Immediately, they knew they were onto something.
Kids came. Guys with super expensive stretch bikes came. Moms with no biking experience came. Hunt’s mom came.
Don’t have a bike? Hunt runs an informal “lending library” from his garage, Chavez said.
“It doesn’t matter how old you are and how young are, just come and follow along,” he said. “We have very experienced riders watching out for everyone and riding with us.”
The group has grown so much that traffic and traffic lights can be an issue, especially as the group tries to ride in one safe bunch.
On these rides there are ambassadors who stop traffic at key intersections, hustle riders through and keep the group in one mass.
If anyone was ticked about missing a light Tuesday night, I didn’t see it.
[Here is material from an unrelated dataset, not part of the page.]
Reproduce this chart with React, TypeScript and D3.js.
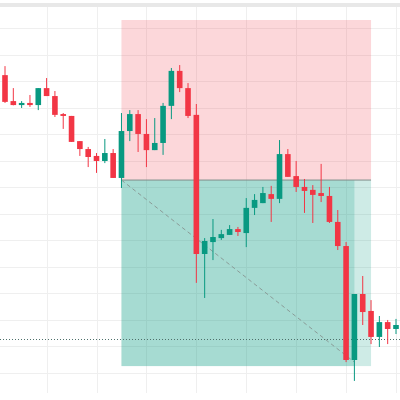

“My job was helping people cross the traffic stops, making sure everybody was safe,” Roseland University Prep junior Shayla Orneles said. “Everybody is having such a great time and everybody is laughing. We are just a big family.”
The family grew by one member in recent weeks. Regulars Jess Hess and Justin Kim, drive up from Walnut Creek regularly to ride and eat with the group.
The couple had son Jai seven weeks ago. Jai was swaddled and buckled in a trailer Tuesday night.
The family feel is real, Hess said.
“We have built a community with these people,” she said. “People are amazing. People have given us stuff for the baby. The outfit he’s wearing today another couple here mailed to us for him to have. We’ve become friends with these people.”